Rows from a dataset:
══════════

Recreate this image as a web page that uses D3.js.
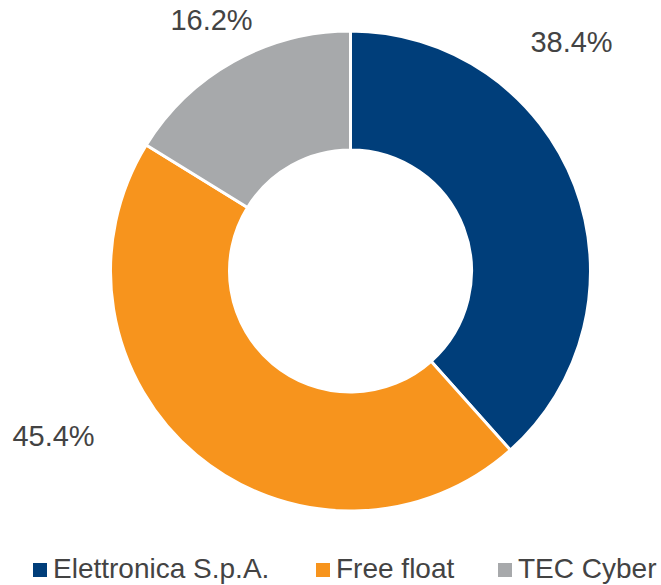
<!DOCTYPE html>
<html>
<head>
<meta charset="utf-8">
<script src="https://cdn.jsdelivr.net/npm/d3@7"></script>
<style>
  html, body { margin: 0; padding: 0; background: #fff; }
  text { font-family: "Liberation Sans", Arial, sans-serif; }
</style>
</head>
<body>
<div id="vis"></div>
<script>
// data
var categories = ['Elettronica S.p.A.', 'Free float', 'TEC Cyber'];
var shares = [38.4, 45.4, 16.2];
var colors = ['#003e7a', '#f7941d', '#a7a9ab'];

// label placement, offset of text centre/baseline from donut centre (px)
var labelOffsets = [[221, -219], [-297, 175], [-139, -241]];
// legend item left edges (px)
var legendX = [33, 316, 498];

var width = 661, height = 585;
var cx = 350.5, cy = 271;
var outerR = 240, innerR = 121;

var svg = d3.select('#vis')
    .append('svg')
        .attr('width', width)
        .attr('height', height);

var pie = d3.pie()
    .sort(null)
    .value(function(d) { return d; });

var arc = d3.arc()
    .innerRadius(innerR)
    .outerRadius(outerR);

var arcs = pie(shares);

var g = svg.append('g')
    .attr('transform', 'translate(' + cx + ',' + cy + ')');

g.selectAll('.slice')
    .data(arcs)
    .enter()
    .append('path')
        .attr('class', 'slice')
        .attr('d', arc)
        .attr('fill', function(d, i) { return colors[i]; })
        .attr('stroke', '#fff')
        .attr('stroke-width', 3)
        .attr('stroke-linejoin', 'miter');

g.selectAll('.lbl')
    .data(arcs)
    .enter()
    .append('text')
        .attr('class', 'lbl')
        .attr('x', function(d, i) { return labelOffsets[i][0]; })
        .attr('y', function(d, i) { return labelOffsets[i][1]; })
        .attr('text-anchor', 'middle')
        .attr('font-size', 29)
        .attr('fill', '#434343')
        .text(function(d) { return d3.format('.1f')(d.value) + '%'; });

// legend
var items = svg.selectAll('.legend')
    .data(categories)
    .enter()
    .append('g')
        .attr('class', 'legend')
        .attr('transform', function(d, i) { return 'translate(' + legendX[i] + ',578)'; });

items.append('rect')
    .attr('x', 0)
    .attr('y', -15)
    .attr('width', 14)
    .attr('height', 14)
    .attr('fill', function(d, i) { return colors[i]; });

items.append('text')
    .attr('x', 20)
    .attr('y', 0)
    .attr('font-size', 28)
    .attr('fill', '#434343')
    .text(function(d) { return d; });
</script>
</body>
</html>
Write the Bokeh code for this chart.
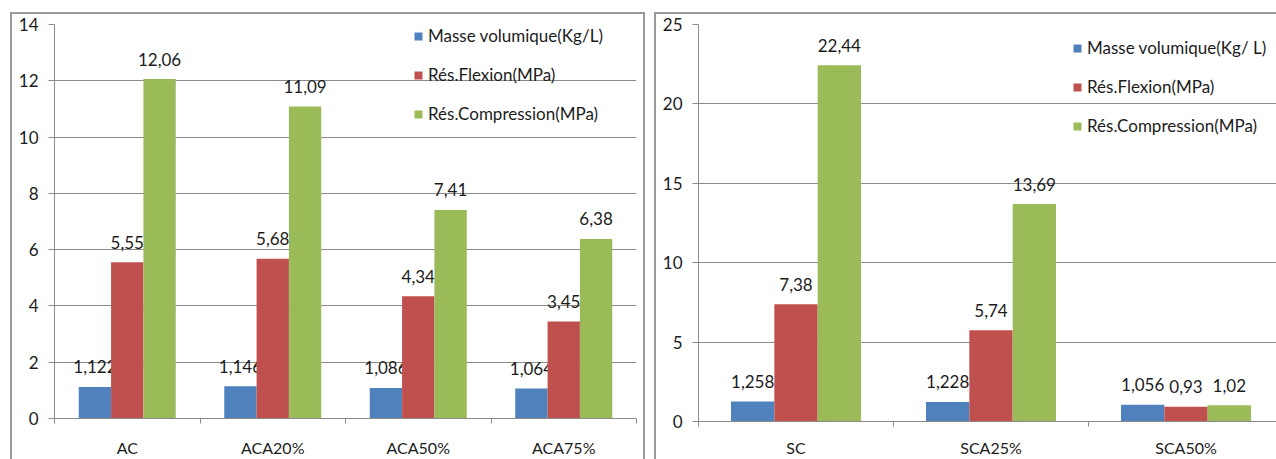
from bokeh.plotting import figure
from bokeh.models import (Range1d, FixedTicker, LinearAxis, Grid, Legend, LegendItem,
                          ColumnDataSource)
from bokeh.layouts import row
from bokeh.embed import file_html
from bokeh.resources import INLINE
from bokeh.core.properties import value

# ---- data -------------------------------------------------------------
left_categories = ["AC", "ACA20%", "ACA50%", "ACA75%"]
left_masse = [1.122, 1.146, 1.086, 1.064]
left_flexion = [5.55, 5.68, 4.34, 3.45]
left_compression = [12.06, 11.09, 7.41, 6.38]
left_names = ["Masse volumique(Kg/L)", "Rés.Flexion(MPa)", "Rés.Compression(MPa)"]
left_yticks = [0, 2, 4, 6, 8, 10, 12, 14]

right_categories = ["SC", "SCA25%", "SCA50%"]
right_masse = [1.258, 1.228, 1.056]
right_flexion = [7.38, 5.74, 0.93]
right_compression = [22.44, 13.69, 1.02]
right_names = ["Masse volumique(Kg/ L)", "Rés.Flexion(MPa)", "Rés.Compression(MPa)"]
right_yticks = [0, 5, 10, 15, 20, 25]

# ---- style ------------------------------------------------------------
COLORS = ["#4F81BD", "#C0504D", "#9BBB59"]
FONT = "Lato"
TEXT = "#1c1c1c"
GRAY = "#8a8a8a"
FS = "17px"
BAR_W = 2 / 9  # three bars fill two thirds of each category slot


def fr(v):
    return f"{v:g}".replace(".", ",")


def build(categories, series, names, yticks, width, x_end, border_left, border_right,
          border_bottom, xlabel_standoff, legend_xy, legend_spacing, margin):
    n = len(categories)
    p = figure(width=width, height=447, x_range=Range1d(0, x_end),
               y_range=Range1d(yticks[0], yticks[-1]),
               x_axis_type=None, y_axis_type=None,
               output_backend="svg", toolbar_location=None,
               min_border_left=border_left, min_border_right=border_right,
               min_border_top=12, min_border_bottom=border_bottom)
    p.frame_align = False
    p.outline_line_color = None
    p.background_fill_color = "white"
    p.border_fill_color = None
    p.margin = margin

    yticker = FixedTicker(ticks=yticks, minor_ticks=[])
    yax = LinearAxis(ticker=yticker)
    yax.axis_line_color = GRAY
    yax.major_tick_line_color = GRAY
    yax.major_tick_out = 6
    yax.major_tick_in = 0
    yax.minor_tick_line_color = None
    yax.major_label_standoff = 10
    yax.major_label_text_font = FONT
    yax.major_label_text_font_size = FS
    yax.major_label_text_color = TEXT
    p.add_layout(yax, "left")
    p.add_layout(Grid(dimension=1, ticker=yticker, grid_line_color=GRAY, grid_line_width=1))

    centers = [i + 0.5 for i in range(n)]
    xticker = FixedTicker(ticks=centers, minor_ticks=list(range(n + 1)))
    xax = LinearAxis(ticker=xticker)
    xax.major_label_overrides = {c: cat for c, cat in zip(centers, categories)}
    xax.axis_line_color = GRAY
    xax.major_tick_line_color = None
    xax.major_tick_out = 0
    xax.major_tick_in = 0
    xax.minor_tick_line_color = GRAY
    xax.minor_tick_out = 5
    xax.minor_tick_in = 0
    xax.major_label_standoff = xlabel_standoff
    xax.major_label_text_font = FONT
    xax.major_label_text_font_size = "16px"
    xax.major_label_text_color = TEXT
    p.add_layout(xax, "below")

    items = []
    for k, (vals, color, name) in enumerate(zip(series, COLORS, names)):
        xs = [c + (k - 1) * BAR_W for c in centers]
        src = ColumnDataSource(dict(x=xs, top=vals, label=[fr(v) for v in vals]))
        r = p.vbar(x="x", top="top", width=BAR_W, source=src,
                   fill_color=color, line_color=None)
        p.text(x="x", y="top", text="label", source=src, text_align="center",
               text_baseline="alphabetic", y_offset=-20,
               text_font=value(FONT), text_font_size=FS, text_color=TEXT)
        items.append(LegendItem(label=name, renderers=[r]))

    legend = Legend(items=items, location=legend_xy, orientation="vertical",
                    background_fill_alpha=0, border_line_color=None,
                    glyph_width=10, glyph_height=10, label_standoff=5,
                    label_height=20, spacing=legend_spacing, padding=0, margin=0,
                    label_text_font=FONT, label_text_font_size=FS,
                    label_text_color=TEXT)
    p.add_layout(legend)
    return p


left = build(left_categories, [left_masse, left_flexion, left_compression], left_names,
             left_yticks, width=635, x_end=len(left_categories),
             border_left=44, border_right=9, border_bottom=41, xlabel_standoff=14,
             legend_xy=(359, 294), legend_spacing=18, margin=(12, 0, 0, 10))
left.styles = {"box-shadow": "inset 2px 2px 0 0 #9a9a9a, inset -2px 0 0 0 #9a9a9a"}

right = build(right_categories, [right_masse, right_flexion, right_compression], right_names,
              right_yticks, width=622, x_end=578 / 195,
              border_left=44, border_right=0, border_bottom=36, xlabel_standoff=11,
              legend_xy=(374, 285), legend_spacing=18, margin=(12, 0, 0, 9))
right.styles = {"box-shadow": "inset 2px 2px 0 0 #9a9a9a"}

page = row(left, right)
open("out.html", "w").write(file_html(page, INLINE))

══════════

» **What is being asked**
Your task is an exact transcription of all the data, minus the pictures.

» **Exercise result**
Recreate this image as a web page that uses D3.js.
<!DOCTYPE html>
<html>
<head>
<meta charset="utf-8">
<script src="https://cdn.jsdelivr.net/npm/d3@7"></script>
<style>
  html, body { margin: 0; padding: 0; background: #fff; }
  text { font-family: "Liberation Sans", Arial, sans-serif; }
</style>
</head>
<body>
<div id="vis"></div>
<script>
// data
var categories = ['Elettronica S.p.A.', 'Free float', 'TEC Cyber'];
var shares = [38.4, 45.4, 16.2];
var colors = ['#003e7a', '#f7941d', '#a7a9ab'];

// label placement, offset of text centre/baseline from donut centre (px)
var labelOffsets = [[221, -219], [-297, 175], [-139, -241]];
// legend item left edges (px)
var legendX = [33, 316, 498];

var width = 661, height = 585;
var cx = 350.5, cy = 271;
var outerR = 240, innerR = 121;

var svg = d3.select('#vis')
    .append('svg')
        .attr('width', width)
        .attr('height', height);

var pie = d3.pie()
    .sort(null)
    .value(function(d) { return d; });

var arc = d3.arc()
    .innerRadius(innerR)
    .outerRadius(outerR);

var arcs = pie(shares);

var g = svg.append('g')
    .attr('transform', 'translate(' + cx + ',' + cy + ')');

g.selectAll('.slice')
    .data(arcs)
    .enter()
    .append('path')
        .attr('class', 'slice')
        .attr('d', arc)
        .attr('fill', function(d, i) { return colors[i]; })
        .attr('stroke', '#fff')
        .attr('stroke-width', 3)
        .attr('stroke-linejoin', 'miter');

g.selectAll('.lbl')
    .data(arcs)
    .enter()
    .append('text')
        .attr('class', 'lbl')
        .attr('x', function(d, i) { return labelOffsets[i][0]; })
        .attr('y', function(d, i) { return labelOffsets[i][1]; })
        .attr('text-anchor', 'middle')
        .attr('font-size', 29)
        .attr('fill', '#434343')
        .text(function(d) { return d3.format('.1f')(d.value) + '%'; });

// legend
var items = svg.selectAll('.legend')
    .data(categories)
    .enter()
    .append('g')
        .attr('class', 'legend')
        .attr('transform', function(d, i) { return 'translate(' + legendX[i] + ',578)'; });

items.append('rect')
    .attr('x', 0)
    .attr('y', -15)
    .attr('width', 14)
    .attr('height', 14)
    .attr('fill', function(d, i) { return colors[i]; });

items.append('text')
    .attr('x', 20)
    .attr('y', 0)
    .attr('font-size', 28)
    .attr('fill', '#434343')
    .text(function(d) { return d; });
</script>
</body>
</html>
Write the Bokeh code for this chart.
from bokeh.plotting import figure
from bokeh.models import (Range1d, FixedTicker, LinearAxis, Grid, Legend, LegendItem,
                          ColumnDataSource)
from bokeh.layouts import row
from bokeh.embed import file_html
from bokeh.resources import INLINE
from bokeh.core.properties import value

# ---- data -------------------------------------------------------------
left_categories = ["AC", "ACA20%", "ACA50%", "ACA75%"]
left_masse = [1.122, 1.146, 1.086, 1.064]
left_flexion = [5.55, 5.68, 4.34, 3.45]
left_compression = [12.06, 11.09, 7.41, 6.38]
left_names = ["Masse volumique(Kg/L)", "Rés.Flexion(MPa)", "Rés.Compression(MPa)"]
left_yticks = [0, 2, 4, 6, 8, 10, 12, 14]

right_categories = ["SC", "SCA25%", "SCA50%"]
right_masse = [1.258, 1.228, 1.056]
right_flexion = [7.38, 5.74, 0.93]
right_compression = [22.44, 13.69, 1.02]
right_names = ["Masse volumique(Kg/ L)", "Rés.Flexion(MPa)", "Rés.Compression(MPa)"]
right_yticks = [0, 5, 10, 15, 20, 25]

# ---- style ------------------------------------------------------------
COLORS = ["#4F81BD", "#C0504D", "#9BBB59"]
FONT = "Lato"
TEXT = "#1c1c1c"
GRAY = "#8a8a8a"
FS = "17px"
BAR_W = 2 / 9  # three bars fill two thirds of each category slot


def fr(v):
    return f"{v:g}".replace(".", ",")


def build(categories, series, names, yticks, width, x_end, border_left, border_right,
          border_bottom, xlabel_standoff, legend_xy, legend_spacing, margin):
    n = len(categories)
    p = figure(width=width, height=447, x_range=Range1d(0, x_end),
               y_range=Range1d(yticks[0], yticks[-1]),
               x_axis_type=None, y_axis_type=None,
               output_backend="svg", toolbar_location=None,
               min_border_left=border_left, min_border_right=border_right,
               min_border_top=12, min_border_bottom=border_bottom)
    p.frame_align = False
    p.outline_line_color = None
    p.background_fill_color = "white"
    p.border_fill_color = None
    p.margin = margin

    yticker = FixedTicker(ticks=yticks, minor_ticks=[])
    yax = LinearAxis(ticker=yticker)
    yax.axis_line_color = GRAY
    yax.major_tick_line_color = GRAY
    yax.major_tick_out = 6
    yax.major_tick_in = 0
    yax.minor_tick_line_color = None
    yax.major_label_standoff = 10
    yax.major_label_text_font = FONT
    yax.major_label_text_font_size = FS
    yax.major_label_text_color = TEXT
    p.add_layout(yax, "left")
    p.add_layout(Grid(dimension=1, ticker=yticker, grid_line_color=GRAY, grid_line_width=1))

    centers = [i + 0.5 for i in range(n)]
    xticker = FixedTicker(ticks=centers, minor_ticks=list(range(n + 1)))
    xax = LinearAxis(ticker=xticker)
    xax.major_label_overrides = {c: cat for c, cat in zip(centers, categories)}
    xax.axis_line_color = GRAY
    xax.major_tick_line_color = None
    xax.major_tick_out = 0
    xax.major_tick_in = 0
    xax.minor_tick_line_color = GRAY
    xax.minor_tick_out = 5
    xax.minor_tick_in = 0
    xax.major_label_standoff = xlabel_standoff
    xax.major_label_text_font = FONT
    xax.major_label_text_font_size = "16px"
    xax.major_label_text_color = TEXT
    p.add_layout(xax, "below")

    items = []
    for k, (vals, color, name) in enumerate(zip(series, COLORS, names)):
        xs = [c + (k - 1) * BAR_W for c in centers]
        src = ColumnDataSource(dict(x=xs, top=vals, label=[fr(v) for v in vals]))
        r = p.vbar(x="x", top="top", width=BAR_W, source=src,
                   fill_color=color, line_color=None)
        p.text(x="x", y="top", text="label", source=src, text_align="center",
               text_baseline="alphabetic", y_offset=-20,
               text_font=value(FONT), text_font_size=FS, text_color=TEXT)
        items.append(LegendItem(label=name, renderers=[r]))

    legend = Legend(items=items, location=legend_xy, orientation="vertical",
                    background_fill_alpha=0, border_line_color=None,
                    glyph_width=10, glyph_height=10, label_standoff=5,
                    label_height=20, spacing=legend_spacing, padding=0, margin=0,
                    label_text_font=FONT, label_text_font_size=FS,
                    label_text_color=TEXT)
    p.add_layout(legend)
    return p


left = build(left_categories, [left_masse, left_flexion, left_compression], left_names,
             left_yticks, width=635, x_end=len(left_categories),
             border_left=44, border_right=9, border_bottom=41, xlabel_standoff=14,
             legend_xy=(359, 294), legend_spacing=18, margin=(12, 0, 0, 10))
left.styles = {"box-shadow": "inset 2px 2px 0 0 #9a9a9a, inset -2px 0 0 0 #9a9a9a"}

right = build(right_categories, [right_masse, right_flexion, right_compression], right_names,
              right_yticks, width=622, x_end=578 / 195,
              border_left=44, border_right=0, border_bottom=36, xlabel_standoff=11,
              legend_xy=(374, 285), legend_spacing=18, margin=(12, 0, 0, 9))
right.styles = {"box-shadow": "inset 2px 2px 0 0 #9a9a9a"}

page = row(left, right)
open("out.html", "w").write(file_html(page, INLINE))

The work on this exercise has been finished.